Uw creaties worden zo vaak geassocieerd met Audrey Hepburn, en ook met Jackie Kennedy. Kunt u ons vertellen over uw eerste ontmoeting met hen en uw ervaringen met het ontwerpen van kleding voor hen beschrijven?
Voordat ik Audrey Hepburn ontmoette, ontmoette ik mevrouw Kennedy. Ze hield van wat ik deed en ze vertrouwde me. Toen zij de First Lady van de Verenigde Staten werd, bleven haar gevoelens onveranderd en werkten wij vaak samen. Later had ik het grote geluk Audrey te ontmoeten. In die tijd had ze een grote filmcarrière en had ze niet alleen jurken voor zichzelf nodig, maar ook voor het scherm, wat veel meer creativiteit vergde. Aan de andere kant koos mevrouw Kennedy gewoon jurken uit de collectie. Het was een enorm genoegen om met deze buitengewone persoonlijkheden te werken en ik heb met elk van deze legendarische vrouwen verschillende ervaringen opgedaan.

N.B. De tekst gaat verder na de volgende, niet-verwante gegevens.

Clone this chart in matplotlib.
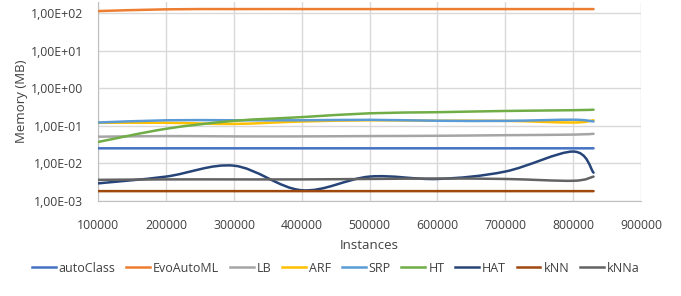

‘Toen ik Cristóbal Balenciaga voor het eerst ontmoette, was ik onder de indruk van zijn zelfvertrouwen, zijn weigering om vals te spelen, zijn eenvoud, zijn eerlijkheid en bovenal zijn elegantie.’
Had u als ontwerper regels? Wat was belangrijk voor u?
Mijn werk doen en mijn best doen: iets wat ik van mijn moeder heb geleerd. Mijn hele leven heb ik geprobeerd mijn eigen pad te smeden en dat te volgen.
U maakte vroeger schetsen. Schetst u nu nog?
Ja. Ik heb leren tekenen en ik had de reputatie ‘un bon coup de crayon’ te hebben. Ik teken altijd als ik er zin in heb of als ik inspiratie voel.
Op welke van uw ontwerpen bent u het meest trots?
Dat is voor mij geen gemakkelijke vraag om te beantwoorden. Het enige waar ik trots op ben, is dat ik mijn jeugddroom jarenlang heb nagejaagd en gerealiseerd.
Heeft u nog niet gerealiseerde projecten?
Natuurlijk, zoals iedereen.
Volgt u de mode nu nog?
Nee, ik kijk niet meer naar mode. De wereld is nu een heel andere plek. Ik vraag me wel eens af: ‘Is de elegantie verdwenen? Is er geen richting meer in de hedendaagse mode? Het heeft voor mij allemaal heel weinig zin.
Is mode een spel voor jongeren? Of is het mogelijk je hele leven te blijven ontwerpen?
Als je gepassioneerd bent door mode dan is het een prachtig beroep dat je veel voldoening kan geven en natuurlijk ook af en toe teleurstellingen. Het vermogen van de ontwerper om zijn leven naar zijn wens in te richten verandert nooit.
Bent u in contact met veel mensen in de hedendaagse mode? Zo ja, wat vraagt U hen over de industrie?
Nee, helaas zijn de meeste modeontwerpers die ik de eer had te ontmoeten, niet meer onder ons: Madame Grès, Monsieur Fath, Christian Dior, Cristóbal Balenciaga, Yves Saint Laurent.